Unusual Ferroelectricity Induced by the Jahn-Teller Effect: A Case Study on Lacunar Spinel Compounds

TL;DR

This paper explains how the Jahn-Teller effect can induce ferroelectricity in lacunar spinel compounds like GaV4S8, revealing a new mechanism for multiferroic materials with potential for electric control of magnetism.

Contribution

The study provides a group theory analysis showing how Jahn-Teller distortions can lead to ferroelectricity in non-centrosymmetric materials, exemplified by GaV4S8, and suggests a new pathway for designing multiferroics.

Findings

GaV4S8 exhibits ferroelectric Jahn-Teller distortion due to non-centrosymmetric parent phase.

The material is both ferroelectric and ferromagnetic, enabling electric control of magnetization.

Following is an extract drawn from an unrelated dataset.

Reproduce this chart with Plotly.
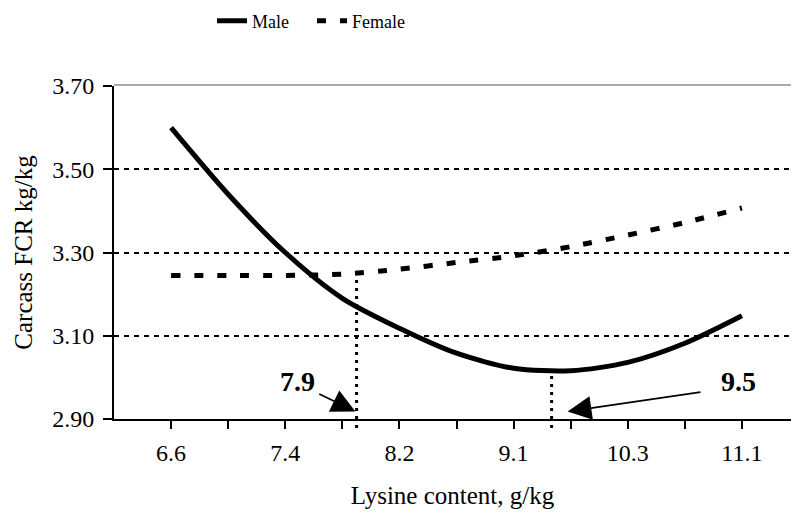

Strong electron-phonon interactions involving low-energy phonon modes drive the ferroelectricity.

Abstract

The Jahn-Teller effect refers to the symmetry-lowering geometrical distortion in a crystal (or non-linear molecule) due to the presence of a degenerate electronic state. Usually, the Jahn-Teller distortion is not polar. Recently, GaV4S8 with the lacunar spinel structure was found to undergoes a Jahn-Teller distortion from cubic to ferroelectric rhombohedral structure at TJT = 38K. In this work, we carry out a general group theory analysis to show how and when the Jahn-Teller effect gives rise to ferroelectricity. On the basis of this theory, we find that the ferroelectric Jahn-Teller distort in GaV4S8 is due to the non-centrosymmetric nature of the parent phase and strong electron-phonon interaction related to two low-energy T2 phonon modes. Interestingly, GaV4S8 is not only ferroelectric, but also ferromagnetic with the magnetic easy axis along the ferroelectric direction. This suggests that GaV4S8 is a multiferroic in which an external electric field may control its magnetization direction. Our study not only explains the Jahn-Teller physics in GaV4S8, but also paves a new way for searching and designing new ferroelectrics and multiferroics.